More than a decade and a cross-country move home later, Levy uncovered her passion for investigating claims of wrongful conviction and miscarriages of justice. She worked at Crown Counsel's Victoria office and at a law firm before beginning to teach at UBC in 2004. Through teaching topics such as advanced evidence, she started learning about wrongful convictions and the Innocence Project. She co-founded the UBC Innocence Project in 2007, and has served as the program’s director for more than a decade.
“Working with the project gives us the opportunity at UBC to raise public awareness about the unique challenges in Canada. We’re the only Innocence Project west of Ontario and one of only four in Canada that’s affiliated with a law school, so I think we have a very unique opportunity at UBC that you won’t get at many law schools across the country,” Levy said, adding that many students who have gone through the program have called it the most meaningful experience they had in law school.
“It’s a wonderful learning opportunity for the students and one in which they gain really important skills that they can take with them whether they’re going into criminal law or other areas of the law.”
Since then, Levy has co-founded the Criminal Defence Advocacy Society (CDAS), a network of lawyers that advocates for legal reform in criminal law and provides support and mentorship for young counsel in the field.
“CDAS has done some great work over the last five years and we’re really excited to see what we can do going forward,” she said.
Levy has also been involved with the Trial Lawyers Association of BC, the Canadian Bar Association BC Branch, and the Continuing Legal Education Society of BC in a variety of speaker and conference chair roles.
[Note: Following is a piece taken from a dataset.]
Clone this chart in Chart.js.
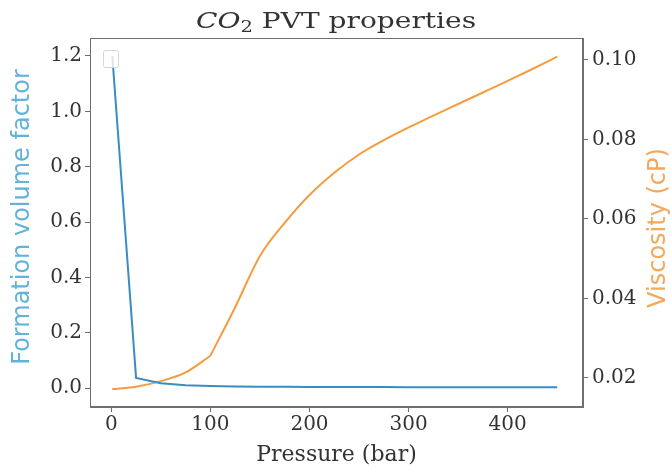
<!DOCTYPE html>
<html>
<head>
<meta charset="utf-8">
<script src="https://cdn.jsdelivr.net/npm/chart.js@4/dist/chart.umd.min.js"></script>
<style>
  html, body { margin: 0; padding: 0; background: #fff; }
  #wrap { width: 670px; height: 468px; }
</style>
</head>
<body>
<div id="wrap"><canvas id="pvtChart" width="670" height="468"></canvas></div>
<script>
// data
const pressure = [1, 25, 50, 75, 100, 125, 150, 175, 200, 225, 250, 275, 300, 325, 350, 375, 400, 425, 450];
const formationVolumeFactor = [1.2, 0.037, 0.018, 0.011, 0.008, 0.0065, 0.0055, 0.005, 0.0046, 0.0043, 0.004, 0.0038, 0.0036, 0.0035, 0.0034, 0.0033, 0.0032, 0.0031, 0.003];
const viscosity = [0.0172, 0.0178, 0.0192, 0.0214, 0.0256, 0.0378, 0.0507, 0.059, 0.066, 0.0716, 0.0762, 0.0798, 0.083, 0.086, 0.0889, 0.0918, 0.0947, 0.0977, 0.1008];

const xTicks = [0, 100, 200, 300, 400];
const fvfTicks = [0.0, 0.2, 0.4, 0.6, 0.8, 1.0, 1.2];
const viscTicks = [0.02, 0.04, 0.06, 0.08, 0.10];

const blue = '#3a8dc3';
const orange = '#f49c3f';
const axisGrey = '#6e6e6e';
const serif = "'DejaVu Serif', serif";
const sans = "'DejaVu Sans', sans-serif";

// viscosity has a kink at 100 bar, so draw it as two smooth pieces
const kink = pressure.indexOf(100);
const viscPoints = pressure.map((p, i) => ({ x: p, y: viscosity[i] }));

// 旋转文字
function drawVertical(ctx, text, x, y, font, color) {
    ctx.save();
    ctx.translate(x, y);
    ctx.rotate(-Math.PI / 2);
    ctx.font = font;
    ctx.fillStyle = color;
    ctx.textAlign = 'center';
    ctx.textBaseline = 'middle';
    ctx.fillText(text, 0, 0);
    ctx.restore();
}

// 标题、外框、轴标题和空图例
const framePlugin = {
    id: 'frame',
    afterDraw(chart) {
        const { ctx, chartArea: a } = chart;
        ctx.save();
        ctx.strokeStyle = axisGrey;
        ctx.lineWidth = 1;
        ctx.strokeRect(a.left + 0.5, a.top + 0.5, a.right - a.left - 1, a.bottom - a.top - 1);

        // empty legend box
        ctx.fillStyle = 'rgba(255,255,255,0.8)';
        ctx.strokeStyle = '#d6d6d6';
        ctx.beginPath();
        ctx.roundRect(a.left + 13.5, a.top + 12.5, 15, 17, 2);
        ctx.fill();
        ctx.stroke();

        // y axis titles
        drawVertical(ctx, 'Formation volume factor', 23, 217, '24px ' + sans, '#62b2da');
        drawVertical(ctx, 'Viscosity (cP)', 659, 228, '24px ' + sans, '#f2a95c');

        // title: CO2 PVT properties
        ctx.fillStyle = '#333';
        ctx.textBaseline = 'alphabetic';
        ctx.textAlign = 'left';
        const fMain = '23px ' + serif;
        const fItal = 'italic 23px ' + serif;
        const fSub = '16px ' + serif;
        ctx.font = fItal; const wCO = ctx.measureText('CO').width;
        ctx.font = fSub; const w2 = ctx.measureText('2').width;
        ctx.font = fMain; const wRest = ctx.measureText(' PVT properties').width;
        const sx = 1.22;
        const total = (wCO + w2 + wRest) * sx;
        ctx.translate(336 - total / 2, 28);
        ctx.scale(sx, 1);
        let x = 0;
        ctx.font = fItal; ctx.fillText('CO', x, 0); x += wCO;
        ctx.font = fSub; ctx.fillText('2', x, 4); x += w2;
        ctx.font = fMain; ctx.fillText(' PVT properties', x, 0);
        ctx.restore();
    }
};

const ctx = document.getElementById('pvtChart').getContext('2d');
new Chart(ctx, {
    type: 'line',
    data: {
        datasets: [{
            label: 'Formation volume factor',
            data: pressure.map((p, i) => ({ x: p, y: formationVolumeFactor[i] })),
            borderColor: blue,
            borderWidth: 2,
            pointRadius: 0,
            yAxisID: 'yFvf'
        }, {
            label: 'Viscosity (cP)',
            data: viscPoints.slice(0, kink + 1),
            borderColor: orange,
            borderWidth: 2,
            pointRadius: 0,
            cubicInterpolationMode: 'monotone',
            yAxisID: 'yVisc'
        }, {
            label: 'Viscosity (cP) high',
            data: viscPoints.slice(kink),
            borderColor: orange,
            borderWidth: 2,
            pointRadius: 0,
            cubicInterpolationMode: 'monotone',
            yAxisID: 'yVisc'
        }]
    },
    options: {
        responsive: false,
        animation: false,
        layout: { padding: { top: 38, left: 0, right: 0, bottom: 0 } },
        plugins: { legend: { display: false }, tooltip: { enabled: false } },
        scales: {
            x: {
                type: 'linear',
                min: -21.5,
                max: 476,
                afterBuildTicks: s => { s.ticks = xTicks.map(v => ({ value: v })); },
                afterFit: s => { s.height = 61; },
                grid: { drawOnChartArea: false, color: axisGrey, tickLength: 5 },
                border: { color: axisGrey },
                ticks: { color: '#333', font: { family: serif, size: 20 }, padding: 1, maxRotation: 0 },
                title: { display: true, text: 'Pressure (bar)', color: '#333', font: { family: serif, size: 22 }, padding: { top: 0, bottom: 0 } }
            },
            yFvf: {
                type: 'linear',
                position: 'left',
                min: -0.068,
                max: 1.265,
                afterBuildTicks: s => { s.ticks = fvfTicks.map(v => ({ value: v })); },
                afterFit: s => { s.width = 90; },
                grid: { drawOnChartArea: false, color: axisGrey, tickLength: 5 },
                border: { color: axisGrey },
                ticks: { color: '#333', font: { family: serif, size: 20 }, padding: 3, callback: v => v.toFixed(1) }
            },
            yVisc: {
                type: 'linear',
                position: 'right',
                min: 0.0127,
                max: 0.1055,
                afterBuildTicks: s => { s.ticks = viscTicks.map(v => ({ value: v })); },
                afterFit: s => { s.width = 87; },
                grid: { drawOnChartArea: false, color: axisGrey, tickLength: 5 },
                border: { color: axisGrey },
                ticks: { color: '#333', font: { family: serif, size: 20 }, padding: 4, callback: v => v.toFixed(2) }
            }
        }
    },
    plugins: [framePlugin]
});
</script>
</body>
</html>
Her accomplishments were recognized with the Queen’s Counsel designation in 2017.
Citing former Chief Justice Beverley McLachlin, Levy said criminal law remains a human endeavour in which mistakes, however infrequent, are bound to happen. This is what motivates her to keep working in the field.
“Generally, once people go to prison they just want to do their time and get out. They admit their guilt and they move forward. But, on rare occasions, people maintain their innocence, and fight for the truth to come to light and continue fighting sometimes when they get out of prison,” she said. “I’ll be satisfied as long as I feel that we have done everything we can to get to the truth in those cases.”